--- BEGIN ---

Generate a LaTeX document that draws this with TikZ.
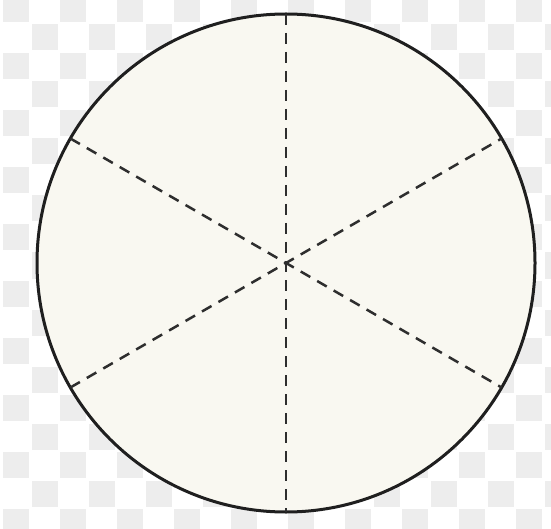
\documentclass[tikz,border=0pt]{standalone}
\usetikzlibrary{calc}
\begin{document}
\begin{tikzpicture}[x=1pt,y=-1pt,
  bgsq/.style={fill=black!7},
  disc/.style={draw=black!88,line width=3pt,fill=cream},
  spoke/.style={draw=black!82,line width=2.5pt,dash pattern=on 11pt off 8pt}]
\definecolor{cream}{HTML}{F9F8F1}
\useasboundingbox (0,0) rectangle (551,529);
\clip (0,0) rectangle (551,529);
\fill[white] (0,0) rectangle (551,529);
\foreach \i in {0,...,20}{
  \foreach \j in {0,...,19}{
    \pgfmathtruncatemacro\k{mod(\i+\j,2)}
    \ifnum\k=0
      \fill[bgsq] ({3+28.5*\i},{-4+28.5*\j}) rectangle +(26,26);
    \fi
  }
}
\coordinate (c) at (286,263);
\node[disc,circle,minimum size=498pt,inner sep=0pt] (circ) at (c) {};
\foreach \a in {90,270,150,330,30,210}{
  \coordinate (p\a) at ($(c)+(\a:249pt)$);
}
\draw[spoke] (p90) -- (p270);
\draw[spoke] (p150) -- (p330);
\draw[spoke] (p210) -- (p30);
\end{tikzpicture}
\end{document}
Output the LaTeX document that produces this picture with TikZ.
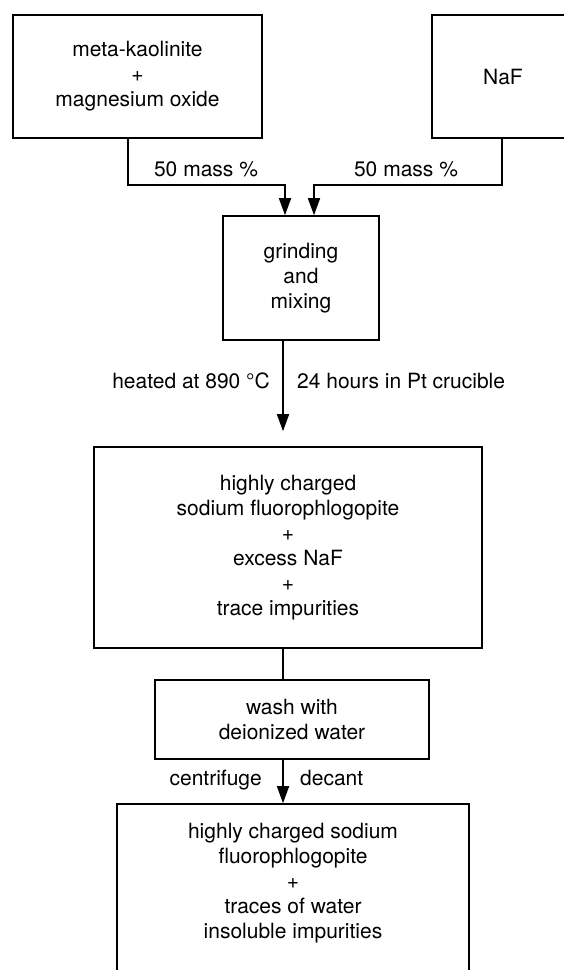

--- END ---

Set exercise » Every line above should be returned word for word, with the pictures left behind.

Worked solution »
Generate a LaTeX document that draws this with TikZ.
\documentclass[tikz,border=0pt]{standalone}
\usetikzlibrary{calc}
\begin{document}
\begin{tikzpicture}[x=1pt,y=-1pt,
  bgsq/.style={fill=black!7},
  disc/.style={draw=black!88,line width=3pt,fill=cream},
  spoke/.style={draw=black!82,line width=2.5pt,dash pattern=on 11pt off 8pt}]
\definecolor{cream}{HTML}{F9F8F1}
\useasboundingbox (0,0) rectangle (551,529);
\clip (0,0) rectangle (551,529);
\fill[white] (0,0) rectangle (551,529);
\foreach \i in {0,...,20}{
  \foreach \j in {0,...,19}{
    \pgfmathtruncatemacro\k{mod(\i+\j,2)}
    \ifnum\k=0
      \fill[bgsq] ({3+28.5*\i},{-4+28.5*\j}) rectangle +(26,26);
    \fi
  }
}
\coordinate (c) at (286,263);
\node[disc,circle,minimum size=498pt,inner sep=0pt] (circ) at (c) {};
\foreach \a in {90,270,150,330,30,210}{
  \coordinate (p\a) at ($(c)+(\a:249pt)$);
}
\draw[spoke] (p90) -- (p270);
\draw[spoke] (p150) -- (p330);
\draw[spoke] (p210) -- (p30);
\end{tikzpicture}
\end{document}
Output the LaTeX document that produces this picture with TikZ.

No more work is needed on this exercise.